Le « milieu » a souvent coutume de dire que le cinéma français est sauvé par ses comédies, genre économiquement viable à tel point qu’il n’y a pas un mois sans qu’une ou plusieurs comédies pointent leur nez au box-office national. Economiquement, c’est un fait avéré. Esthétiquement, idéologiquement, moralement, c’est une autre affaire, ce genre étant à la pointe de ce qui se fait de pire dans ce pays. De ce point de vue, Mon meilleur ami bat des records. L’histoire ? Un marchand d’art (Daniel Auteuil), qu’on a mis au défi de trouver un ami, voit en la personne d’un chauffeur de taxi (Dany Boon) le gogo idéal, bien qu’il l’ait d’abord un peu éconduit. La grande leçon d’humanité, c’est le gogo qui va la donner.

Le film suinte l’affect de classe de partout. En témoigne, parmi d’autres éléments, la façon dont Leconte envisage le jeu de chacun sans même s’en rendre compte (un festival de lapsus en tous genres). Aux riches un jeu naturaliste, à peine théâtralisé. Aux pauvres un jeu au contraire folklorique avec mimiques à tout va, roulements d’yeux et sourires béats (les parents de Danny Boon). Aux uns le regard perçant de celui à qui on ne la fait pas, aux autres une naïveté bovine et bienheureuse. Cette différence de traitement (dialogues, niveau de jeu) n’est pas anecdotique dans un film qui prétend parler de l’amitié mais évidemment pas de la lutte des classes. Chez Leconte cette donnée n’existe même pas car à l’instar de Claude Autant-Lara lorsqu’il réalise La Traversée de Paris, le monde dans lequel vivent les personnages est harmonieux, chacun à sa place et content d’y être. Et si chez Leconte un pauvre, un chauffeur de taxi, un salarié, doit devenir riche, c’est bien entendu en jouant à Qui veut gagner des millions ?.

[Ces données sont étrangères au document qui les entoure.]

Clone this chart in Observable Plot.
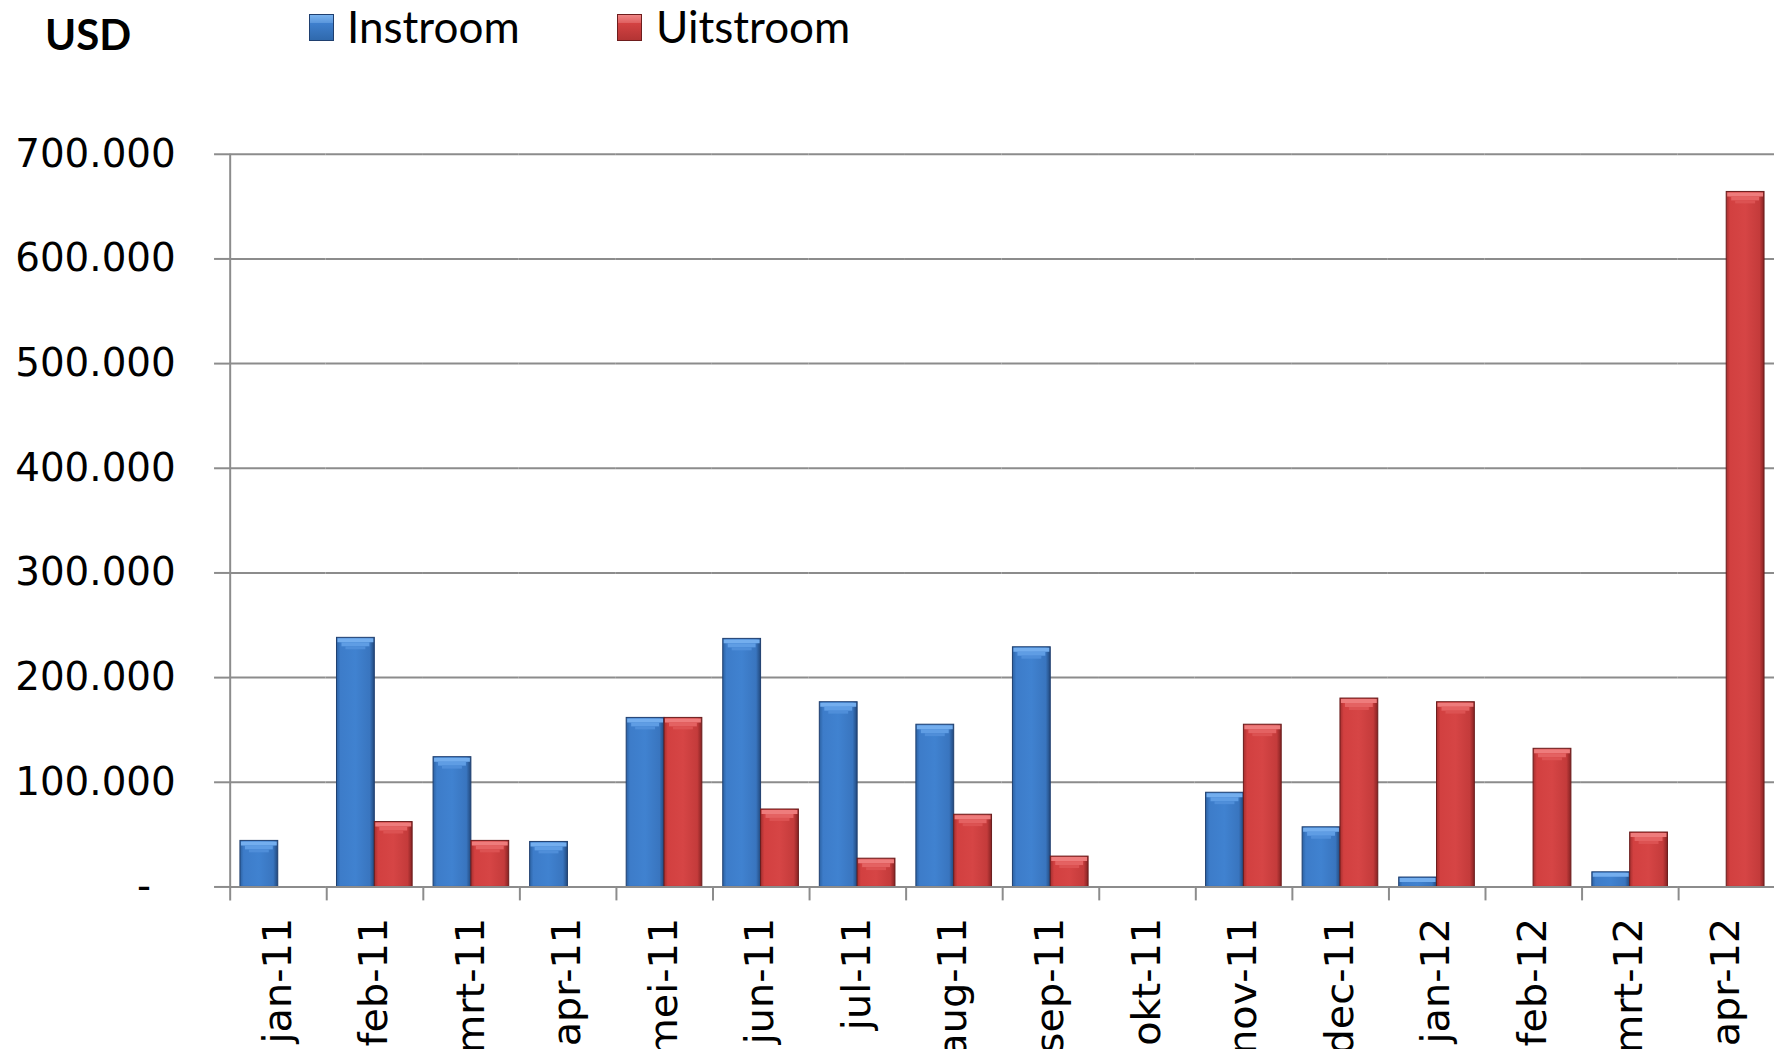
<!DOCTYPE html>
<html>
<head>
<meta charset="utf-8">
<script src="https://cdn.jsdelivr.net/npm/d3@7"></script>
<script src="https://cdn.jsdelivr.net/npm/@observablehq/plot@0.6"></script>
<style>
  html, body { margin: 0; padding: 0; background: #fff; overflow: hidden; width: 1775px; height: 1051px; }
  #header { position: relative; height: 102px; width: 1775px; font-family: Lato, "Open Sans", sans-serif; color: #000; }
  #usd { position: absolute; left: 45px; top: 13px; font-size: 42px; font-weight: 700; line-height: 1; }
  .sw { position: absolute; top: 14px; width: 25px; height: 27px; box-sizing: border-box; }
  .lab { position: absolute; top: 4px; font-size: 44px; line-height: 1; }
  #chart svg { display: block; }
</style>
</head>
<body>
<svg width="0" height="0" style="position:absolute">
  <defs>
    <linearGradient id="gBlue" x1="0" x2="1" y1="0" y2="0">
      <stop offset="0" stop-color="#2c62a3"/>
      <stop offset="0.1" stop-color="#3d7cc9"/>
      <stop offset="0.5" stop-color="#4082d0"/>
      <stop offset="0.88" stop-color="#3975bf"/>
      <stop offset="1" stop-color="#22497d"/>
    </linearGradient>
    <linearGradient id="gRed" x1="0" x2="1" y1="0" y2="0">
      <stop offset="0" stop-color="#a52f2f"/>
      <stop offset="0.1" stop-color="#d24040"/>
      <stop offset="0.5" stop-color="#d64545"/>
      <stop offset="0.88" stop-color="#c43b3b"/>
      <stop offset="1" stop-color="#862323"/>
    </linearGradient>
  </defs>
</svg>
<div id="header">
  <div id="usd">USD</div>
  <div class="sw" style="left:309px;background:linear-gradient(180deg,#7ab3ee 0%,#5c98dd 30%,#3f80ce 31%,#2f69ad 100%);border:1px solid #1f3f6f"></div>
  <div class="lab" style="left:347px">Instroom</div>
  <div class="sw" style="left:617px;background:linear-gradient(180deg,#ef8585 0%,#e06262 30%,#d44343 31%,#b33434 100%);border:1px solid #6e1d1d"></div>
  <div class="lab" style="left:656px">Uitstroom</div>
</div>
<div id="chart"></div>
<script>
// ---- data ----
const months = ["jan-11","feb-11","mrt-11","apr-11","mei-11","jun-11","jul-11","aug-11","sep-11","okt-11","nov-11","dec-11","jan-12","feb-12","mrt-12","apr-12"];
const series = ["Instroom","Uitstroom"];
const instroom  = [44000, 238000, 124000, 43000, 161500, 237000, 176500, 155000, 229000, 0, 90000, 57000, 9000, 0, 14000, 0];
const uitstroom = [0, 62000, 44000, 0, 161500, 74000, 27000, 69000, 29000, 0, 155000, 180000, 176500, 132000, 52000, 664000];
const yTicks = [0, 100000, 200000, 300000, 400000, 500000, 600000, 700000];

const rows = months.flatMap((m, i) => [
  {month: m, series: "Instroom", value: instroom[i]},
  {month: m, series: "Uitstroom", value: uitstroom[i]}
]).filter(d => d.value > 0);

// ---- layout ----
const W = 1783, H = 951, ML = 229, MR = 0, MT = 52, MB = 163;
const PO = 0.26;
const facetW = (W - ML - MR) / months.length;
const bandW = facetW / (2 + 2 * PO);
const edgeDx = -(bandW * PO + bandW / 2);
const grid = "#8c8c8c";
const light1 = d => d.series === "Instroom" ? "#74aeee" : "#ee7c7c";
const light2 = d => d.series === "Instroom" ? "#5f9de4" : "#e46262";
const light3 = d => d.series === "Instroom" ? "#4f8ed9" : "#dc5252";

const fmt = d => d === 0 ? "-\u00a0\u00a0" : d3.format(",.0f")(d).replace(/,/g, ".");
const tall = rows.filter(d => d.value > 15000);

const chart = Plot.plot({
  width: W, height: H,
  marginLeft: ML, marginRight: MR, marginTop: MT, marginBottom: MB,
  style: {fontFamily: "'DejaVu Sans', sans-serif", fontSize: "39px", color: "#000", background: "transparent", overflow: "hidden"},
  fx: {domain: months, padding: 0, label: null},
  x: {domain: series, paddingInner: 0, paddingOuter: PO, axis: null},
  y: {domain: [0, 700000], label: null},
  color: {domain: series, range: ["url(#gBlue)", "url(#gRed)"]},
  marks: [
    Plot.gridY(yTicks, {stroke: grid, strokeOpacity: 1, strokeWidth: 2}),
    Plot.axisY(yTicks, {tickSize: 15, tickPadding: 39, tickFormat: fmt, stroke: grid, strokeWidth: 2, fill: "#000", fontSize: 39}),
    Plot.barY(rows, {fx: "month", x: "series", y: "value", fill: "series",
      stroke: d => d.series === "Instroom" ? "#1f3f6f" : "#6a1c1c", strokeWidth: 1}),
    Plot.tickY(rows, {fx: "month", x: "series", y: "value", stroke: light1, strokeWidth: 4, dy: 2.5, insetLeft: 1, insetRight: 1}),
    Plot.tickY(tall, {fx: "month", x: "series", y: "value", stroke: light2, strokeWidth: 4, dy: 6.5, insetLeft: 5, insetRight: 5}),
    Plot.tickY(tall, {fx: "month", x: "series", y: "value", stroke: light3, strokeWidth: 3, dy: 10, insetLeft: 9, insetRight: 9}),
    Plot.ruleY([0], {stroke: grid, strokeWidth: 2}),
    Plot.ruleX(months, {fx: d => d, x: () => "Instroom", dx: edgeDx,
      y1: d => d === months[0] ? 700000 : 0, y2: 0, insetBottom: -14, stroke: grid, strokeWidth: 2}),
    Plot.axisFx({anchor: "bottom", tickRotate: -90, tickSize: 0, tickPadding: 31, fontSize: 40, fill: "#000", label: null})
  ]
});
document.getElementById("chart").appendChild(chart);
</script>
</body>
</html>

Que le film soit filmé n’importe comment est finalement bien secondaire au regard de cette effrayante vision du monde. Leconte ne sait pas regarder un personnage qui n’est pas de sa classe, il faut qu’il le caricature, qu’il le bonhommise pour le rendre acceptable à ses yeux. Rien d’étonnant cependant de la part d’un réalisateur qui n’a comme image de la classe moyenne et du prolétariat que des visions d’Epinal (Félix et Lola) ou pire encore, une version forcément criarde et forcément vulgaire (Les Bronzés 3). Les riches marchands d’art de Mon meilleur ami, Leconte se garde bien de les rendre un tant soit peu hauts en couleurs. Les couleurs, c’est pour les pauvres.